Теоретически говоря, в британском законодательстве еще и сейчас есть ряд запретов давать по воскресеньям театральные представления, устраивать спортивные состязания, а в Шотландии — даже открывать рестораны и бары. По закону полиция может даже теперь подвергать наказанию тех, кто не посещает в этот день церковь. Следует отметить, что и в Италии в последние годы были многочисленные случаи нарушения конституционной свободы в форме почти неприкрытого принуждения к посещению воскресной службы некоторых категорий граждан, особенно в армии, в школах и даже в государственных учреждениях.
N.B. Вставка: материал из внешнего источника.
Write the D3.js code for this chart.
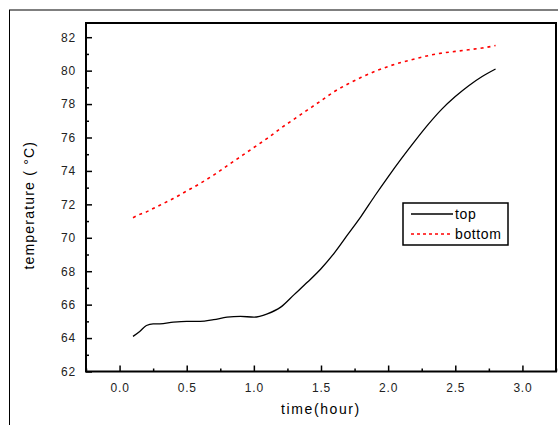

Однако вернемся к проблеме христианского летоисчисления и его ошибочной хронологии. В любом случае ясно, что значение, которое религиозная традиция придает рождению господа (оно столь велико, что история все еще делится на две эры — до и после Христа), не имеет ничего общего с реальным существованием Иисуса.

Подобные выводы науки, разумеется, должны озадачить верующего человека. Однако они не умаляют значения христианского движения.

Верно, что предлагаемое христианством удовлетворение требований освобождения униженных было перенесено в потусторонний мир, а отношения подавления и эксплуатации на земле оставались неприкосновенными. Верно также, что во всем остальном мире, за пределами небольшого района, опоясывающего Средиземное море, та же самая проблема и в то же самое время решалась в другом духе, но всегда на основе религиозной иллюзии (конфуцианство, джайнизм, буддизм, ислам и т. п.). Все же история распорядилась так, что сначала феодальное, а затем буржуазное общество отождествляли свои принципы преимущественно с принципами христианской идеологии, которая все еще воздействует на верования широких слоев населения земли. Никто не испытывает в наше время потребности в изменении летоисчисления. Изменить отношения между людьми, привести их, наконец, в соответствие с идеалами равенства, свободы и культуры, о которых всегда мечтали различные общества, — вот чего хотят люди.